S'agissait-il déjà d'un rappel du président gabonais à ses obligations dans le cadre de la Françafrique ? A ton estimé par la suite qu'il n'en avait pas tenu compte ? Jean Ping s'est il alors mieux "vendu" ?
Le Monde informe que Jean Ping a eu des consultations avec l'Elysée "….notamment avec Hélène Le Gal, qui en dirigeait la cellule Afrique et vient d'être nommée ambassadeur de France en Israël"

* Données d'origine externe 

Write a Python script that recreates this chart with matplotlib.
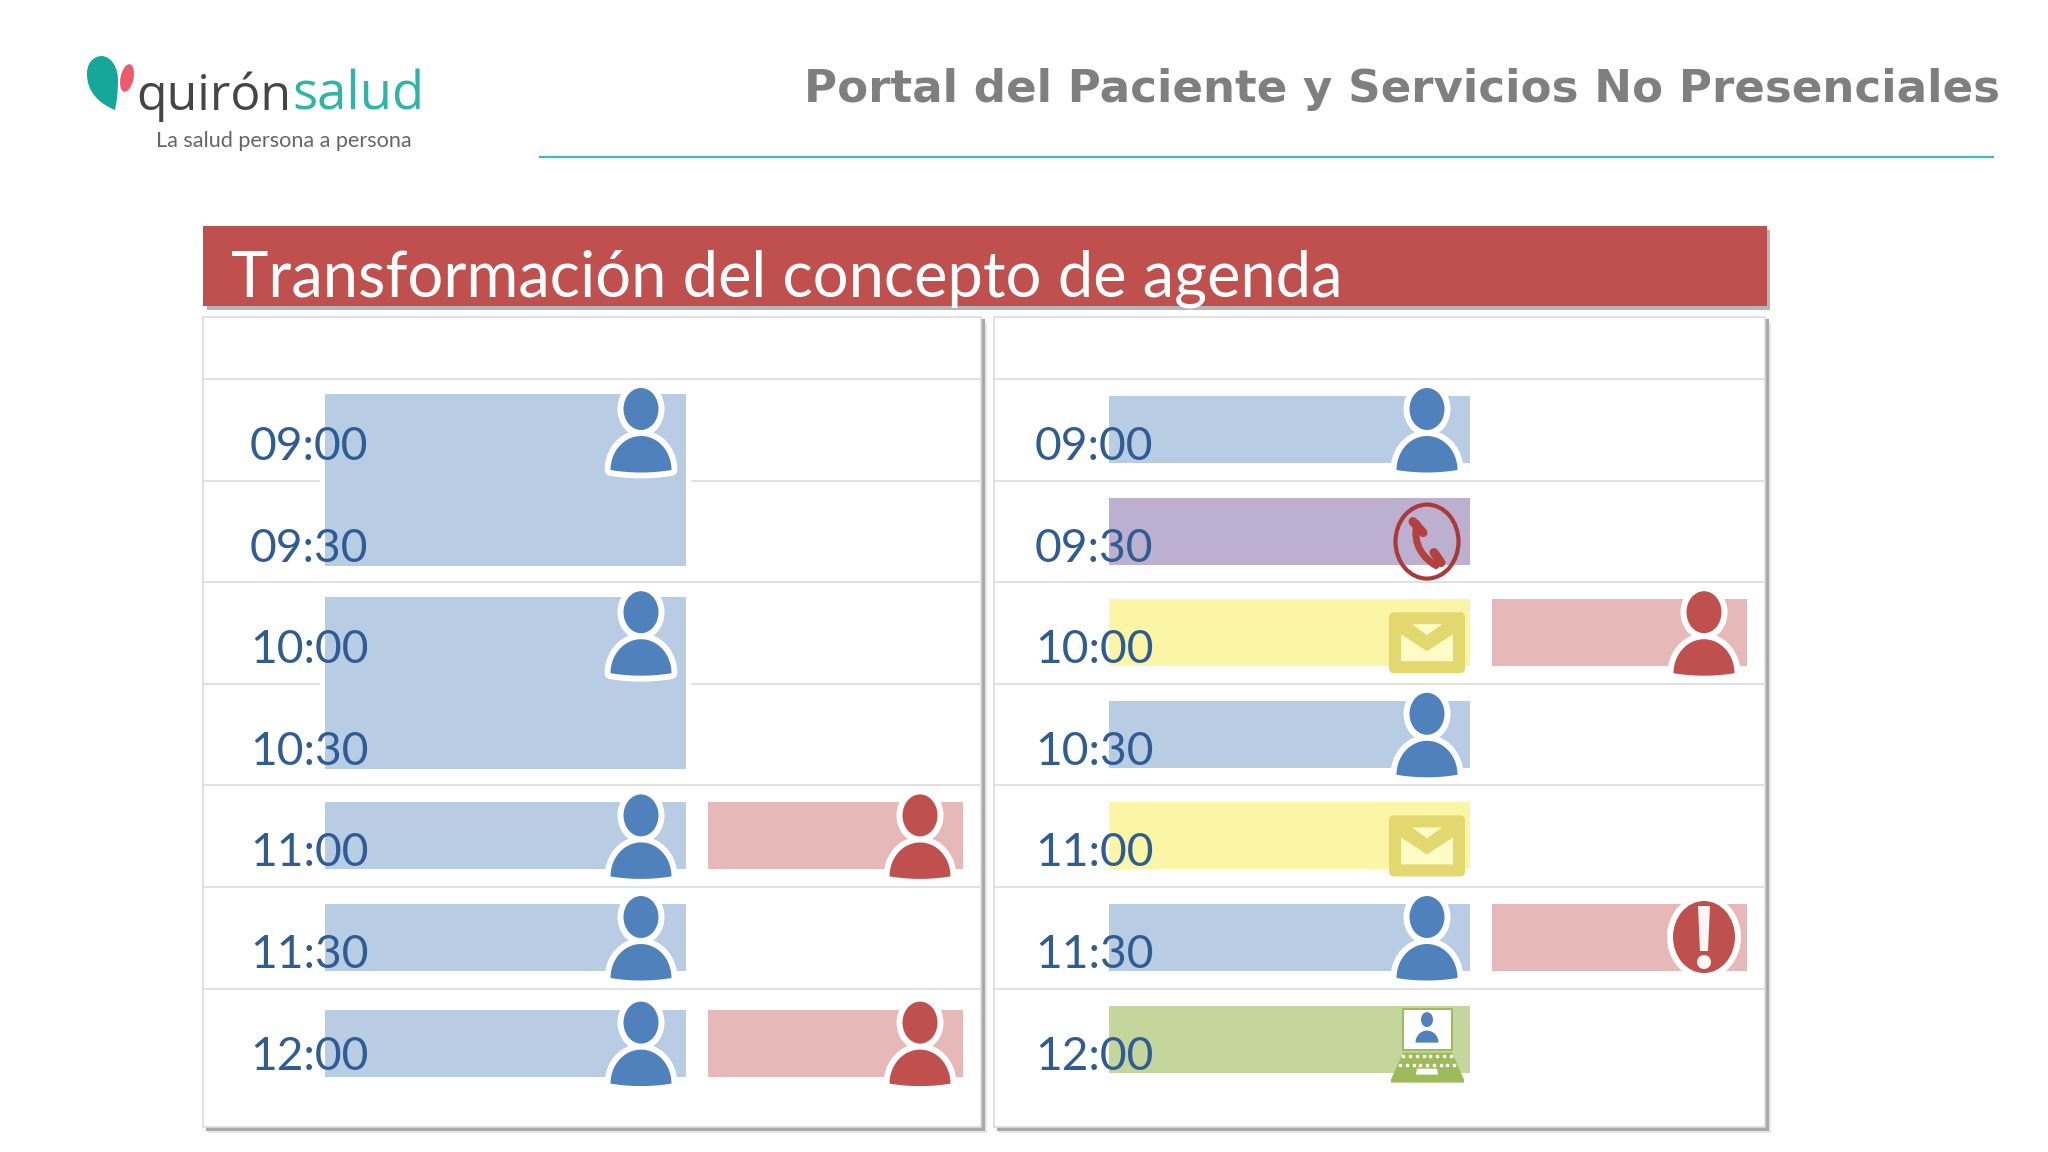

Le quotidien parisien rapporte ces propos étonnants de l'opposant gabonais face avec au haut fonctionnaire français :
"….La Françafrique, nous sommes tous d'accord, c'est fini, me dit-elle. Entendu, mais que fait-on ? Je lui réponds : nos liens sont forts, liés à colonisation, à la langue, etc. Alors, je renchéris : on jette tout ? Débrouillez-vous, me fait-elle. Mais qu'est-ce que ça veut dire : ce n'est pas possible de dire aux Africains francophones une chose pareille sans rien proposer. Je vois cela comme un repli que l'on peut mettre en parallèle avec un repli français sur lui-même et ça me désole",
La Lettre du Continent nous apprend que le ralliement de dernière minute des autres leaders de l'opposition à la candidature de Jean Ping ; notamment de Pascal Oyé Mba et de Guy Nzouba-Ndama, à été organisé par le vieux routier de la Françafrique qu'est Albert Bourgi ; à partir de ses bureaux parisiens
On l'aura compris : si les élections présidentielles en cours au Gabon mettent fin à une dynastie en place depuis 50 ans ce sera pour la remplacer par une nouvelle oligarchie qui maintiendra le statu quo.
L'hégémonie de la France sera maintenue voire renforcée.
Quant aux intérêts du peuple gabonais …
Espérons que le paix civile sera préservée quand même.